Clad in street clothes and a snorkel, Paul Decker (Peter van Eyck) seals the windows and doors of a fashionably furnished living room. Then, he blows out the gas lanterns and cranks them up, filling the room with gas. He and his snorkel hide under the floor boards, safe from the noxious fumes. The unconscious woman on the sofa is not so lucky.
“I thought we were all wearing snorkels.”
Soon, police arrive at the Italian villa and rule the death a suicide. How else could a woman die in a locked room? Candy Brown (Mandy Miller), the woman’s daughter, disagrees and accuses Paul, Mom’s husband, of the deaths of her mother and of her father three years earlier in a diving accident. Diving-snorkel, get it? She can’t prove a thing and the local police don’t bother to investigate. No one believes her. She’s just a teenaged girl, after all.
She’s also wealthy and Paul wants that cash. The death of his wife leaves Mom’s fortune to Paul, but this pesky kid keeps complicating matters by telling police and anyone who’ll listen that he’s a murderer.
“He’s a murderer.”
Despite successfully convincing everyone else that Candy’s just a bratty, delusional kid, Paul finds her constant reminders of his recent murder off-putting. Candy’s accusations also interfere with his attempts to romance her caretaker, Jean (Betta St. John). In other words, the kid has to go. Can Paul pull off a third murder? Will the Italian police finally look more deeply into why a healthy, happily married mother would kill herself? Why, when renovating their lovely Italian villa in the late 1950s did Paul insist on keeping the gas lamps?

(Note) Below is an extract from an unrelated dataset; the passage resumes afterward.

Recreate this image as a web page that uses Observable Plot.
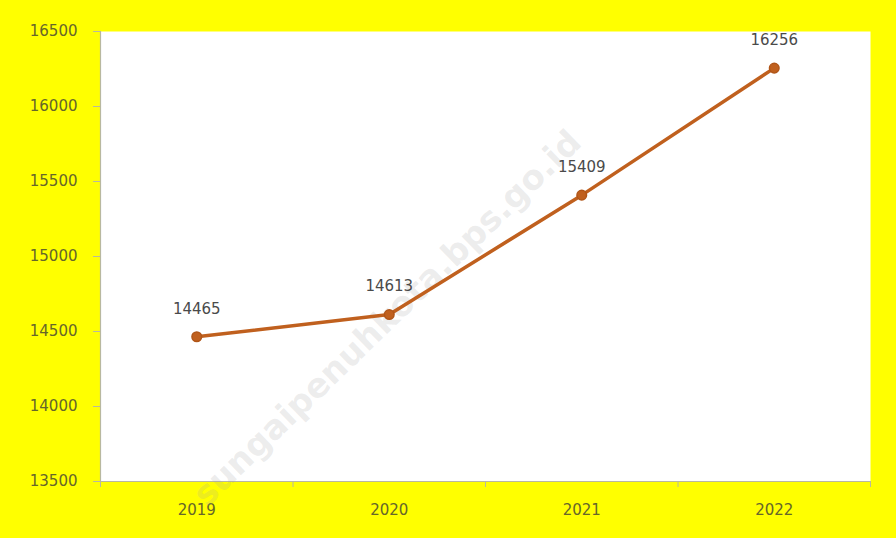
<!DOCTYPE html>
<html>
<head>
<meta charset="utf-8">
<script src="https://cdn.jsdelivr.net/npm/d3@7"></script>
<script src="https://cdn.jsdelivr.net/npm/@observablehq/plot@0.6"></script>
<style>
  html, body { margin: 0; padding: 0; background: #ffff00; }
  #chart svg { display: block; }
</style>
</head>
<body>
<div id="chart"></div>
<script>
const years = [2019, 2020, 2021, 2022];
const values = [14465, 14613, 15409, 16256];
const yTicks = [13500, 14000, 14500, 15000, 15500, 16000, 16500];
const watermark = ["sungaipenuhkota.bps.go.id"];

const data = years.map((year, i) => ({year, value: values[i]}));
const boundaries = d3.range(years.length + 1).map(i => years[0] - 0.5 + i);

const font = "'DejaVu Sans', sans-serif";

const chart = Plot.plot({
  width: 896,
  height: 538,
  marginLeft: 100,
  marginRight: 26,
  marginTop: 31,
  marginBottom: 57,
  style: {background: "#ffff00", fontFamily: font, fontSize: "15px"},
  x: {type: "linear", domain: [boundaries[0], boundaries[boundaries.length - 1]]},
  y: {domain: [13500, 16500]},
  marks: [
    Plot.frame({fill: "white", stroke: "none"}),
    Plot.ruleX([boundaries[0]], {stroke: "#b8b8a0", strokeWidth: 1.2}),
    Plot.ruleY([13500], {stroke: "#b8b8a0", strokeWidth: 1.2}),
    Plot.axisY({ticks: yTicks, tickSize: 7, tickPadding: 16, stroke: "#b8b8a0",
      fill: "#66662a", label: null, tickFormat: d => String(d), fontSize: 15}),
    Plot.axisX({ticks: boundaries, tickSize: 6, stroke: "#b8b8a0", tickFormat: () => "", label: null}),
    Plot.axisX({ticks: years, tickSize: 0, tickPadding: 23, fill: "#66662a",
      tickFormat: d => String(d), label: null, fontSize: 15}),
    Plot.text(watermark, {frameAnchor: "middle", dx: -98, dy: 62, rotate: -44,
      fontSize: 34, fontWeight: "bold", fill: "#a0a0a0", fillOpacity: 0.2, text: d => d}),
    Plot.line(data, {x: "year", y: "value", stroke: "#c0601e", strokeWidth: 3.5}),
    Plot.dot(data, {x: "year", y: "value", r: 4.8, fill: "#c0601e", stroke: "#b05518"}),
    Plot.text(data, {x: "year", y: "value", text: d => String(d.value), dy: -28,
      fill: "#4a4a4a", fontSize: 15})
  ]
});
document.getElementById("chart").appendChild(chart);
</script>
</body>
</html>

Directed by Guy Green and written for the screen by Jimmy Sangster and Peter Myers, THE SNORKEL boasts a creative plot and lovely black and white cinematography by Jack Asher. Anthony Dawson, the tall, long-faced criminal Ray Milland hires to kill Grace Kelly in DIAL M FOR MURDER, wrote the original story for THE SNORKEL. An atypical Hammer film, THE SNORKEL is one of the zippy thrillers like MANIAC and SCREAM OF FEAR Hammer made alongside their usual Gothic horrors like DRACULA and THE CURSE OF FRANKENSTEIN.
This is not Frankenstein.
THE SNORKEL is an entertaining, fast-paced thriller with an unusual plot and good acting. Peter van Eyck, who usually plays Nazis, does a terrific job as the homicidal stepfather and Mandy Miller convinces as the wronged daughter. Despite our knowing the identity of the killer from the beginning of the film, we’re still intrigued by Paul’s meticulous murder plot and we wonder to what lengths he’ll go to hide his crimes and get what he wants. The film doesn’t delve too deeply into background or motive, but who cares? We’re more interested in Paul’s sly machinations and Candy’s methods of stopping him to look for plot holes. Also, THE SNORKEL has a dynamite ending. What a fun way to spend ninety minutes!
“What do you mean we’re twenty feet short?”